When he asks why I’m returning to Lebanon I tell him that it’s not a “return,” but that I’m coming to reclaim a house that I thought I’d lost. I don’t know why I keep insisting that my return is temporary, that I’m not remaining in Beirut. Do I insist on this to this man whom I hardly know because I fear the passion with which he speaks about his own return? About the Lebanon that he began to rediscover only a year ago? About the place of his father’s birth in Palestine and his family and childhood stories from Lebanon, his mother’s country? I tell him that my stay in Beirut is temporary and that I’ll return home soon. I repeat this to him, perhaps more to convince myself that nothing could change my decision to return to Africa.

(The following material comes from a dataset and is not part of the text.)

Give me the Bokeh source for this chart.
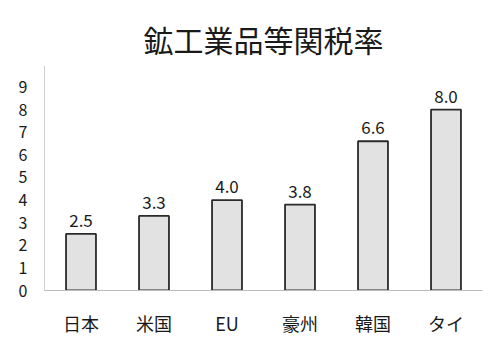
from bokeh.plotting import figure
from bokeh.models import ColumnDataSource, FixedTicker, Range1d
from bokeh.core.properties import value
from bokeh.embed import file_html
from bokeh.resources import INLINE

categories = ["日本", "米国", "EU", "豪州", "韓国", "タイ"]
rates = [2.5, 3.3, 4.0, 3.8, 6.6, 8.0]
labels = ["2.5", "3.3", "4.0", "3.8", "6.6", "8.0"]
y_ticks = [0, 1, 2, 3, 4, 5, 6, 7, 8, 9]

FONT = "Noto Sans CJK JP"

src = ColumnDataSource(dict(cat=categories, rate=rates, label=labels))

p = figure(x_range=categories, y_range=Range1d(0, 9.95), width=483, height=339,
           output_backend="svg", toolbar_location=None,
           min_border_left=44, min_border_right=1, min_border_bottom=49, min_border_top=65,
           title="鉱工業品等関税率")
p.title.text_font = FONT
p.title.text_font_size = "30px"
p.title.text_font_style = "normal"
p.title.align = "center"
p.title.text_color = "#1a1a1a"
p.title.offset = 0

p.vbar(x="cat", top="rate", width=0.41, source=src,
       fill_color="#e2e2e2", line_color="#2a2a2a", line_width=1.8)

p.text(x="cat", y="rate", text="label", source=src, text_align="center",
       text_baseline="bottom", y_offset=-7, text_font=value(FONT),
       text_font_size="17px", text_color="#1a1a1a")

p.xgrid.grid_line_color = None
p.ygrid.grid_line_color = None
p.outline_line_color = None

p.yaxis.ticker = FixedTicker(ticks=y_ticks)
p.yaxis.major_label_standoff = 11
p.yaxis.major_label_text_font = FONT
p.yaxis.major_label_text_font_size = "16px"
p.yaxis.major_label_text_color = "#1a1a1a"
p.yaxis.axis_line_color = "#d0d0d0"
p.yaxis.major_tick_line_color = None
p.yaxis.minor_tick_line_color = None

p.xaxis.major_label_standoff = 13
p.xaxis.major_label_text_font = FONT
p.xaxis.major_label_text_font_size = "18px"
p.xaxis.major_label_text_color = "#1a1a1a"
p.xaxis.axis_line_color = "#bbbbbb"
p.xaxis.major_tick_line_color = None
p.xaxis.minor_tick_line_color = None

p.x_range.range_padding = 0

open("out.html", "w").write(file_html(p, INLINE))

Nour returns to search for his roots. As a journalist he may decide where he wants to travel and he’s chosen Lebanon, the country where he spent his childhood before he left for America. As for me, I’ve come to sell the building that I inherited from my parents, then return to Kenya. I’ll be able to sell it only after the displaced people living in it are evicted. I only inherited it because my brother Baha’ was killed. Of course my brother would have been first in line to inherit the house, he was the only man in the family, just like my father Salama before him when he inherited the house from my grandfather Hamza. Baha’ was killed in the beginning of 1978, almost three years after the civil war started in Lebanon. He died when a rocket explosion sent shrapnel flying onto the balcony of the second floor of our house in Zuqaq al-Blat, where he stood. We couldn’t recognize him. They brought a coffin and told our family, “Your son’s inside.” Two days after the burial, young men from the neighborhood found pieces of his limbs hanging from the branches of the few trees that were not also burned in the explosion. The smell of my brother’s burning body remains in the house for a long time. Sometimes I feel as though this smell is still close to me, that since the incident my senses can no longer perceive any other smell. My father was also injured that day, with a head wound. He recovered, but a short time later he started acting strangely. The doctor doesn’t want to remove the piece of shrapnel from his head because of the danger of injuring him further. And as for my mother, she stopped speaking all together. The shock of my brother’s death made her lose the power of speech. When she wants to say something she gestures with her fingers, drawing empty circles in the air. This is how we leave Lebanon for Adelaide, where my uncle went when he emigrated many years before the war. We leave: my incomplete, amputated family made up of an almost insane father, a mother who refuses to speak, and a daughter who is waiting for a man to follow her to Australia, a man whom she’ll never see again after she leaves.